- What you have to do
Report the number of lines that hold the string "this". Leave out any other text.
-- START --
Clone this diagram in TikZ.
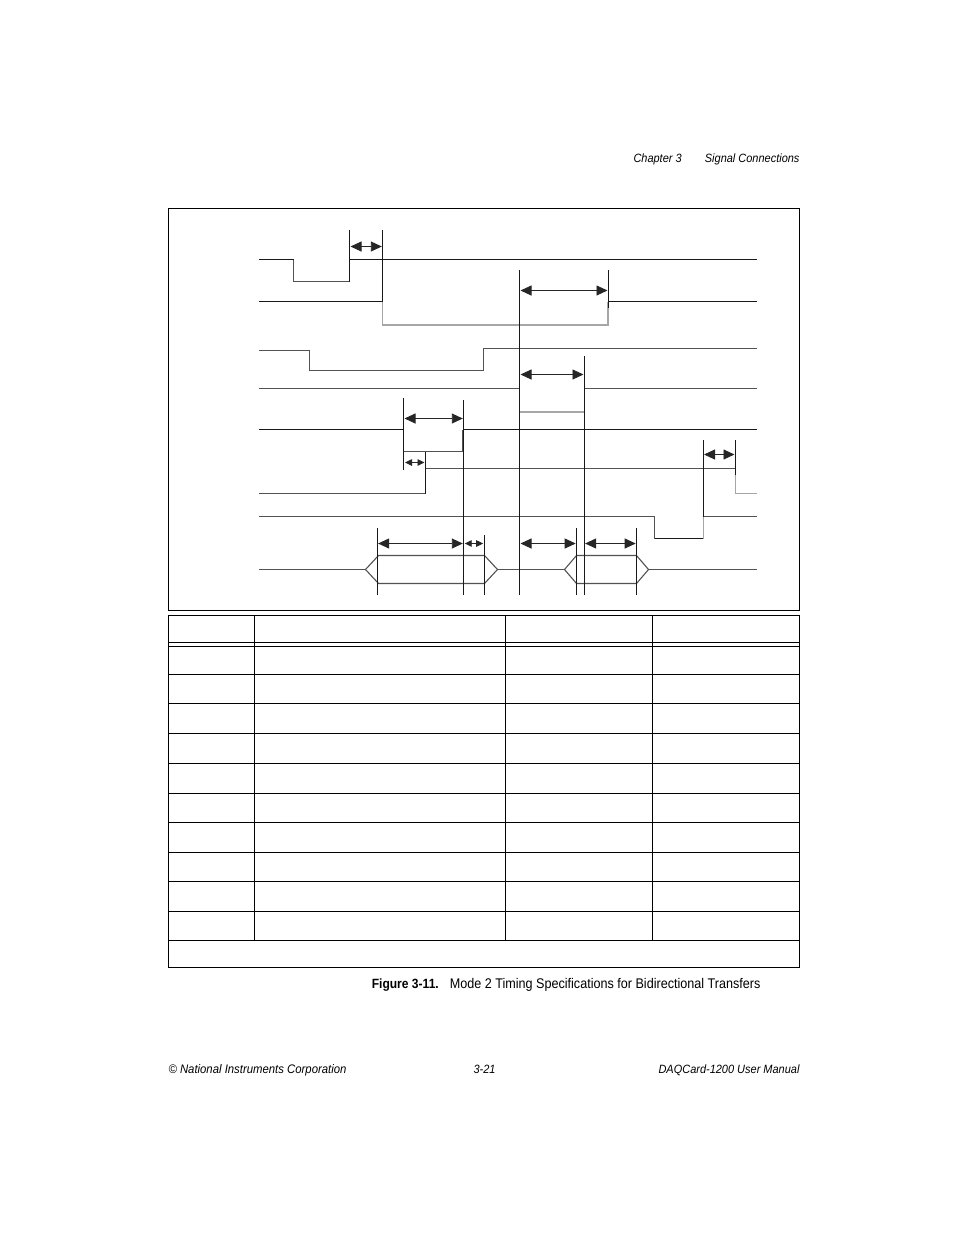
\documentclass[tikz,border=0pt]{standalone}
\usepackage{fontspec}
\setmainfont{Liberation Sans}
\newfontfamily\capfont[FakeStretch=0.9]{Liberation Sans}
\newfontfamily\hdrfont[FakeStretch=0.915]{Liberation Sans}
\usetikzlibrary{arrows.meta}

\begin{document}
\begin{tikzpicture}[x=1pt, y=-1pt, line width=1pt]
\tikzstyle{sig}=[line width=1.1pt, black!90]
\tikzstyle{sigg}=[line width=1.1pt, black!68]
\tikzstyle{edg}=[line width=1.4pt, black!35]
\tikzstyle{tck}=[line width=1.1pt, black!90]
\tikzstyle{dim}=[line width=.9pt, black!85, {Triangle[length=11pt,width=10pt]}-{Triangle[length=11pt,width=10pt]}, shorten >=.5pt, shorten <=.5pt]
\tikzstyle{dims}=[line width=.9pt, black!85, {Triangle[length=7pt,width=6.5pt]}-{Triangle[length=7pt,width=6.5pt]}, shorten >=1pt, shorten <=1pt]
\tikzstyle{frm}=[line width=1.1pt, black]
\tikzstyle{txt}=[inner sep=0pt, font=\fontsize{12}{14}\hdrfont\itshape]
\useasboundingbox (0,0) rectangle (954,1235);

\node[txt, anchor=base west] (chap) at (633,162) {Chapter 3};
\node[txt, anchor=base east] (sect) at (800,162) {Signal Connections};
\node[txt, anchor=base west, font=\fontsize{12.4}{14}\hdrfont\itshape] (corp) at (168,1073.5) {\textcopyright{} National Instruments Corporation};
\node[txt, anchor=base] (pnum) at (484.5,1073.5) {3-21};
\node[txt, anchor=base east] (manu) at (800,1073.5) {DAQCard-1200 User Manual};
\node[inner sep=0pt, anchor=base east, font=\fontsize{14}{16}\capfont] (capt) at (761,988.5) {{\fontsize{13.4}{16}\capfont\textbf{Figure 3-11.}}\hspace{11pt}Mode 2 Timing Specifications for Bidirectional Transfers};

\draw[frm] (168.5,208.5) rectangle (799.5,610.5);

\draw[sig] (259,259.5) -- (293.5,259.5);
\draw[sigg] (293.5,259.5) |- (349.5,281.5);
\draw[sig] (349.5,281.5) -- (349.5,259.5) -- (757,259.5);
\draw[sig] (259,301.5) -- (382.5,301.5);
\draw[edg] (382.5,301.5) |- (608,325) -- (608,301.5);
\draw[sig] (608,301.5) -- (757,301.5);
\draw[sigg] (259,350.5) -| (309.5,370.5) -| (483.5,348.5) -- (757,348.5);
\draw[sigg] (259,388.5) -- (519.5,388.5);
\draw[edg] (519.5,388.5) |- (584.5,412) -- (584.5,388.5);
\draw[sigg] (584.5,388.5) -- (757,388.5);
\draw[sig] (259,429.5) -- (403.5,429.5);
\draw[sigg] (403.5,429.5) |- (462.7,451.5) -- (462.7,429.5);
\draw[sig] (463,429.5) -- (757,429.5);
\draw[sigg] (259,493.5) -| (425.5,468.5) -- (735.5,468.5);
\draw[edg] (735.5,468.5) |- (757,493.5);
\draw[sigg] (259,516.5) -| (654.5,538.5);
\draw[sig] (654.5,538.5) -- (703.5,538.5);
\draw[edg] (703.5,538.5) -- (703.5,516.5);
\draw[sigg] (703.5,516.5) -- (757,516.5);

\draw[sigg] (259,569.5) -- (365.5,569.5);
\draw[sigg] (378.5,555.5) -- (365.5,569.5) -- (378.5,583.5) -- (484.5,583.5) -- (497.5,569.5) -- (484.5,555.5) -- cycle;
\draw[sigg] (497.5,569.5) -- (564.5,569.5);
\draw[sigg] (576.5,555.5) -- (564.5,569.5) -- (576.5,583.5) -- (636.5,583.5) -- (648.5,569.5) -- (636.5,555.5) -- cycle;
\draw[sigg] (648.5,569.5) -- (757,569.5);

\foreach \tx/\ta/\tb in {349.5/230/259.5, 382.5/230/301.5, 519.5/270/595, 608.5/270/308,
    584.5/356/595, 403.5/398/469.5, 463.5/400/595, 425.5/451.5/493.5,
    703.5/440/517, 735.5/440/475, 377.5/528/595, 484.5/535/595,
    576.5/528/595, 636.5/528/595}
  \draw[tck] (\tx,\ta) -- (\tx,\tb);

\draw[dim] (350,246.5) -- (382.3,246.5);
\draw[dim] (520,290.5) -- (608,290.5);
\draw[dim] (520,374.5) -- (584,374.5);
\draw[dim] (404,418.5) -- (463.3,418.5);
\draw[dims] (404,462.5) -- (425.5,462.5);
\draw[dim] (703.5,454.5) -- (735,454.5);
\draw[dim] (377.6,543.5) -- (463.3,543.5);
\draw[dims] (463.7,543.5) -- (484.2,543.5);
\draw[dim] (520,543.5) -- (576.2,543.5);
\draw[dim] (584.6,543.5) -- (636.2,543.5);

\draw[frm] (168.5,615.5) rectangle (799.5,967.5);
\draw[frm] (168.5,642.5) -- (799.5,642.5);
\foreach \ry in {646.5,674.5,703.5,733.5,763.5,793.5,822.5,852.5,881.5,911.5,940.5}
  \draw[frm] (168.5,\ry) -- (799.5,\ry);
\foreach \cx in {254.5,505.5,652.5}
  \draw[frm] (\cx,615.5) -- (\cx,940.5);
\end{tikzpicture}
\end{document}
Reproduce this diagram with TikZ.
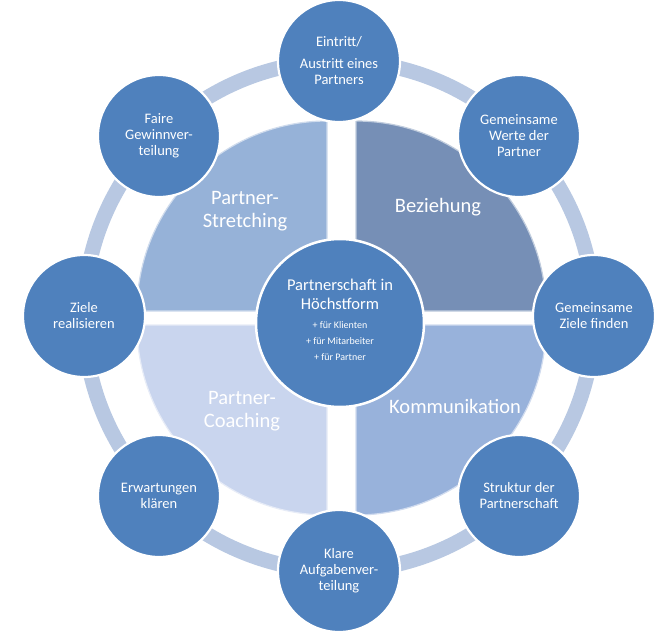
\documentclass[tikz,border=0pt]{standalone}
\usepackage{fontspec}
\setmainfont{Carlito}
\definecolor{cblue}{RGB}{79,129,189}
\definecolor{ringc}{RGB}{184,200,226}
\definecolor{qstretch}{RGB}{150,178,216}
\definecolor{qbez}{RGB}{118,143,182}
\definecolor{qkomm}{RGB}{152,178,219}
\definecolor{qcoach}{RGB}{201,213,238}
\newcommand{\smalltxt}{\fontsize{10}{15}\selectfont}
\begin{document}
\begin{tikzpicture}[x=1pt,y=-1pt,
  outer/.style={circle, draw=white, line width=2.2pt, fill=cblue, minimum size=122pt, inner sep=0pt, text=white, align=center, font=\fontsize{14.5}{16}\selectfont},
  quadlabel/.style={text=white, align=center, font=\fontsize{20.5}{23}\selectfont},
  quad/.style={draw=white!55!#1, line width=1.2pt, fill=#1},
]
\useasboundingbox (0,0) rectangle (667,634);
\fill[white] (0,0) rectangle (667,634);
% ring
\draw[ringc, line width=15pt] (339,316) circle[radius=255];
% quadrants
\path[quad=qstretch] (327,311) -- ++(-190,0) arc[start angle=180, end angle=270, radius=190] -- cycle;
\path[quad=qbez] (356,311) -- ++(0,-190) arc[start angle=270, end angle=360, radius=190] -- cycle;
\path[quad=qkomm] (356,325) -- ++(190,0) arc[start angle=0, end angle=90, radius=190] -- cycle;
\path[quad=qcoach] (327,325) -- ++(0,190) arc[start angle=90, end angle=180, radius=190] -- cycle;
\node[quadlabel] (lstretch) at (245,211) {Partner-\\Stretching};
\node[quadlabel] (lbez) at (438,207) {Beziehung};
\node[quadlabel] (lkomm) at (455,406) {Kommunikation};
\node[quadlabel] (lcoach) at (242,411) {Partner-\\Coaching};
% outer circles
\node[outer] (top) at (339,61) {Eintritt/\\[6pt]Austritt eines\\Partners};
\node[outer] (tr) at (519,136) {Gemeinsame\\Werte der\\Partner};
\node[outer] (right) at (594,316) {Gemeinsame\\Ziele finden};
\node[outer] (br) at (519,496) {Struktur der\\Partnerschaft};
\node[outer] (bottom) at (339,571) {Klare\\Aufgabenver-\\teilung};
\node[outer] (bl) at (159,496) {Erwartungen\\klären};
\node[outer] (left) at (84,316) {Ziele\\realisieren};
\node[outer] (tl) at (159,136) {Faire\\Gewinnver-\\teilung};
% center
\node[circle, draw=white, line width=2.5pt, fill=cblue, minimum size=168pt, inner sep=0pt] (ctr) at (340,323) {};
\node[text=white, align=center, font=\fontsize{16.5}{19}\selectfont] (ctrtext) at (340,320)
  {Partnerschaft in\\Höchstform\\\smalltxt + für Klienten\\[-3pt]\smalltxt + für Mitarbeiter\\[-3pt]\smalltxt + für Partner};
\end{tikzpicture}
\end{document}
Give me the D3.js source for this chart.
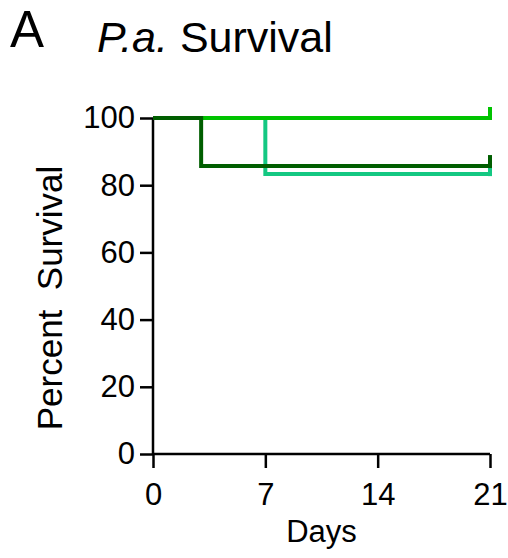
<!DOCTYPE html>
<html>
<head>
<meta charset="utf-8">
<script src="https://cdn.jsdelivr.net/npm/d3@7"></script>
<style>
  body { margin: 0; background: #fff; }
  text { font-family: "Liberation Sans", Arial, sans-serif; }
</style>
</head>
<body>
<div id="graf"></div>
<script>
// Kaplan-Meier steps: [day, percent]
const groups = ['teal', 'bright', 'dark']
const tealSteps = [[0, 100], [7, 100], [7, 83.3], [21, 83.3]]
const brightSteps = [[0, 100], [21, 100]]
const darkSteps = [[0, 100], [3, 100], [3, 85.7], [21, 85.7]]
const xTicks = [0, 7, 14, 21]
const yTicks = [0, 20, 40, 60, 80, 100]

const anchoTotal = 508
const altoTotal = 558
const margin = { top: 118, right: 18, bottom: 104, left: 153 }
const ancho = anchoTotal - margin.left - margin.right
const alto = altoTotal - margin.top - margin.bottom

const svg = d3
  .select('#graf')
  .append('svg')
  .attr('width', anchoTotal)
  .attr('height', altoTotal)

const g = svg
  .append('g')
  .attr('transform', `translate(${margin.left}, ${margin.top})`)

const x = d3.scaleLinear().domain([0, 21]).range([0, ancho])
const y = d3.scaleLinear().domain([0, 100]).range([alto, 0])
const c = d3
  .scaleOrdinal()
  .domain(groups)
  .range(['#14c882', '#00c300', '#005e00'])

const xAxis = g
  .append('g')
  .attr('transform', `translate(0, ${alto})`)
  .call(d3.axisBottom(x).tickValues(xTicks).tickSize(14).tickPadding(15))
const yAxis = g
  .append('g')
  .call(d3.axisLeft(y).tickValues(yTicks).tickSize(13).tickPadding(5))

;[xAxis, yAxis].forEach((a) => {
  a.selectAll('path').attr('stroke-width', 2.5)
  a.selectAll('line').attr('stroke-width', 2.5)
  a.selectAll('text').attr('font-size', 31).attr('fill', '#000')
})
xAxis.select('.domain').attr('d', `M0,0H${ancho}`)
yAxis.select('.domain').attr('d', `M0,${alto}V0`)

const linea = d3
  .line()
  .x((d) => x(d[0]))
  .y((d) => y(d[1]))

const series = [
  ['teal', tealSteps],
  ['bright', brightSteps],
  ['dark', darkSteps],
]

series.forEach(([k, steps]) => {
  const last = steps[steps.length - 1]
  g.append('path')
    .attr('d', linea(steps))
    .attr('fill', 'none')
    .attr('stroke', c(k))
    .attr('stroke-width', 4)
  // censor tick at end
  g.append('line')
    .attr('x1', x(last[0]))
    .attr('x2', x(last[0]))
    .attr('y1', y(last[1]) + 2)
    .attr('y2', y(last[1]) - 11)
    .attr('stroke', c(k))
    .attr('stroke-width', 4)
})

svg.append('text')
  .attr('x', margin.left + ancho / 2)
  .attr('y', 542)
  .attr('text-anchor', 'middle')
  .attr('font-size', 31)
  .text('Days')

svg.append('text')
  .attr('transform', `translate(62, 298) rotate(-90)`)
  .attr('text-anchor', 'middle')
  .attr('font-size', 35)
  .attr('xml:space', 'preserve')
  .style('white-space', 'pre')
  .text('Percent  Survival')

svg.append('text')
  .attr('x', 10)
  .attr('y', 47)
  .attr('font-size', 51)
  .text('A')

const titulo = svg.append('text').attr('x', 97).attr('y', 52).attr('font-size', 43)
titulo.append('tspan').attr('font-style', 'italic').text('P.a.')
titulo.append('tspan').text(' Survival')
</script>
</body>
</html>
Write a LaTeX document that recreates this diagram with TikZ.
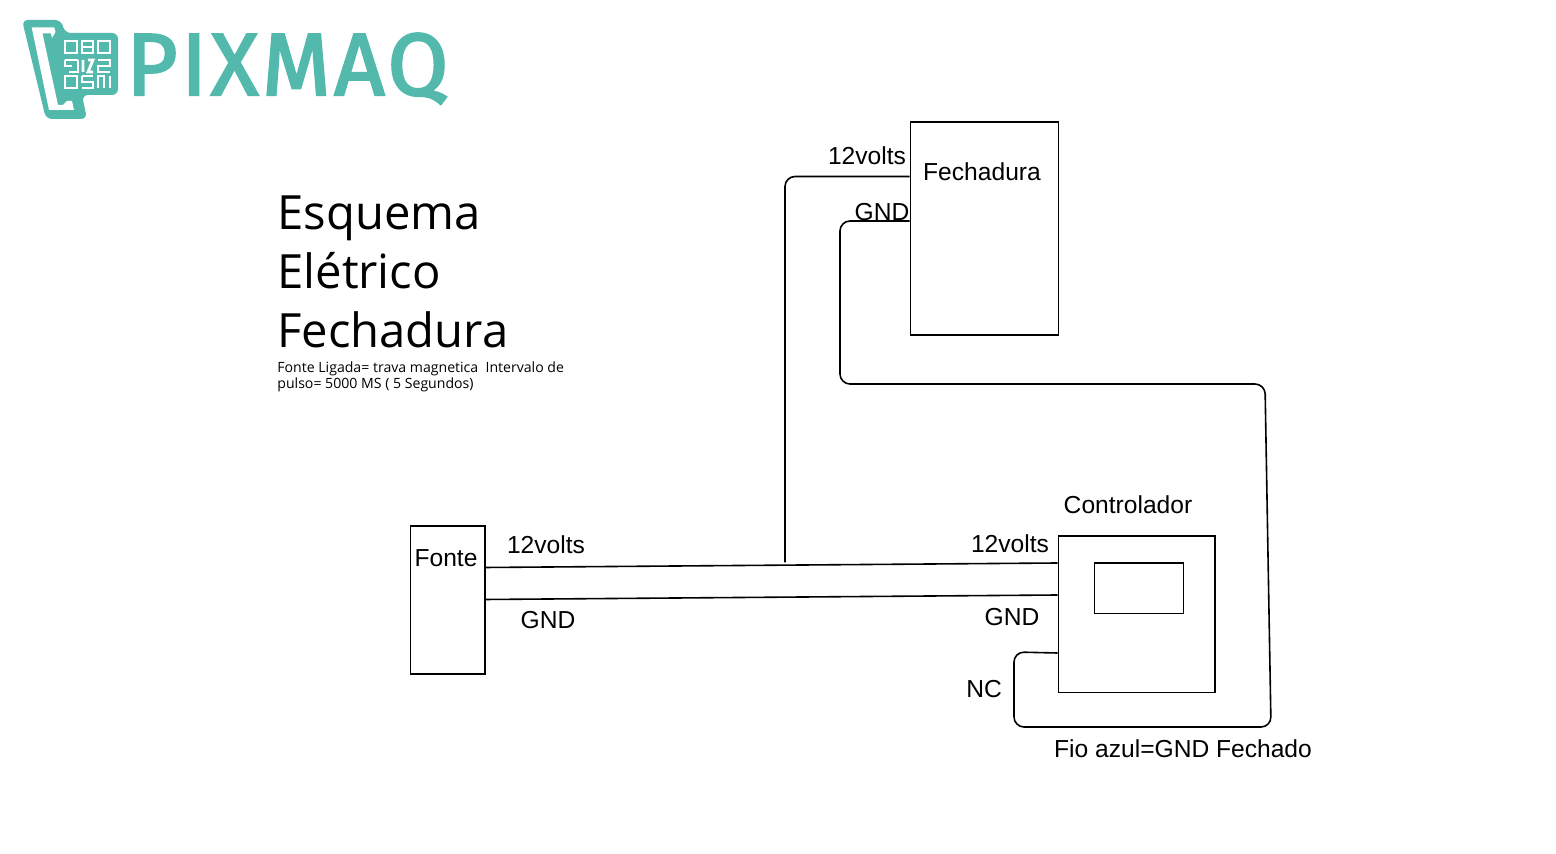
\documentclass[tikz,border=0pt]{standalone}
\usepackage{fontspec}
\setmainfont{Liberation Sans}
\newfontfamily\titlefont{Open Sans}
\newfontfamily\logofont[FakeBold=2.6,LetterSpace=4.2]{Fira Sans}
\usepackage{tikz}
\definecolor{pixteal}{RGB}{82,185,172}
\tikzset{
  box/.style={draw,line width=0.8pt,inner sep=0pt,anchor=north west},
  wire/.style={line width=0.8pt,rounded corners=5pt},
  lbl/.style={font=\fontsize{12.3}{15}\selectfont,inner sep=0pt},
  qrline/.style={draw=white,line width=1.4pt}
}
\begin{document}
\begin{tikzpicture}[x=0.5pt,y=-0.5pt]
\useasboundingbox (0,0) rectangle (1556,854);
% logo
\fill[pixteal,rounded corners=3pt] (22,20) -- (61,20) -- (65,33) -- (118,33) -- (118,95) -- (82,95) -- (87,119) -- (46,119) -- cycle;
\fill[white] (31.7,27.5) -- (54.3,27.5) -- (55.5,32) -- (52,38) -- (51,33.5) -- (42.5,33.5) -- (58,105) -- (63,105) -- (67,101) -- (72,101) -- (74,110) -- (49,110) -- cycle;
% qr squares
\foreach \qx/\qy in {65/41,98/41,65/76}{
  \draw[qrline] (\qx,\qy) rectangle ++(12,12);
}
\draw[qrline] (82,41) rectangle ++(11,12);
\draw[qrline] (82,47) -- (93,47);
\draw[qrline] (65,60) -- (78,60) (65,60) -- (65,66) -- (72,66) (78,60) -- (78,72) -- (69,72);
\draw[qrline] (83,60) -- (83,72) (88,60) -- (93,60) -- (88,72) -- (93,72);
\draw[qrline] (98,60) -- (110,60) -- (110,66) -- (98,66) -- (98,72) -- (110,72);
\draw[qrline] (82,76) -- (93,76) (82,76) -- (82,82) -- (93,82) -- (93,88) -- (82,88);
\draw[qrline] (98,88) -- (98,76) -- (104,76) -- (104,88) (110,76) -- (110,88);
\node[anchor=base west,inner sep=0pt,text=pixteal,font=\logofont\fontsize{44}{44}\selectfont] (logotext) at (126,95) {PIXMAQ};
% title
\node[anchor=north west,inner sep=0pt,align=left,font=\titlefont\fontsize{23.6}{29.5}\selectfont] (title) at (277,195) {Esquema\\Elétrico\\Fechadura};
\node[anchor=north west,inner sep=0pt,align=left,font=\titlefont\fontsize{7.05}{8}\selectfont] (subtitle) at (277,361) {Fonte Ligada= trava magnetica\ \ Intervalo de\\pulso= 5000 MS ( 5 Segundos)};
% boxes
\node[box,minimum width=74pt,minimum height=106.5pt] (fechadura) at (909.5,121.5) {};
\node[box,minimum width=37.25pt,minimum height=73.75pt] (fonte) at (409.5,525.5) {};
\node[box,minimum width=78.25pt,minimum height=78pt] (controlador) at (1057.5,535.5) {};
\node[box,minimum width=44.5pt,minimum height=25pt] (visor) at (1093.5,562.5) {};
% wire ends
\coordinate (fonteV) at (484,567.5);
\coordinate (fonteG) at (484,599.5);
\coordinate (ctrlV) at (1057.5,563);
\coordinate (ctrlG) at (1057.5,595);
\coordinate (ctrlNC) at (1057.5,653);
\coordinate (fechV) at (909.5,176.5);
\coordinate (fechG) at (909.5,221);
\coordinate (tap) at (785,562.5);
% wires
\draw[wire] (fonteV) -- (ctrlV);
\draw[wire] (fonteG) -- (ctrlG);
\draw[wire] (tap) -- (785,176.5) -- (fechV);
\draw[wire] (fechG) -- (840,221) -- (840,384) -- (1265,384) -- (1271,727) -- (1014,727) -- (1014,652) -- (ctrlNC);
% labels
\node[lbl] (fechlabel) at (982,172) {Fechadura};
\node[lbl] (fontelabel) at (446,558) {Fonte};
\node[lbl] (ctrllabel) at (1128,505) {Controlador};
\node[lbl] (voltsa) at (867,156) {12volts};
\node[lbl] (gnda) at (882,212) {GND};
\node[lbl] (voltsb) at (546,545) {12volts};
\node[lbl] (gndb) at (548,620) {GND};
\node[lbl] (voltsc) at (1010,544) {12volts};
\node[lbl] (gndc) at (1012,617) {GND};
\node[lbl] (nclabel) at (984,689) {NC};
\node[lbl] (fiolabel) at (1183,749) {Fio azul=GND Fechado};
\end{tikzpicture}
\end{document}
-- END --
- Exercise answer
4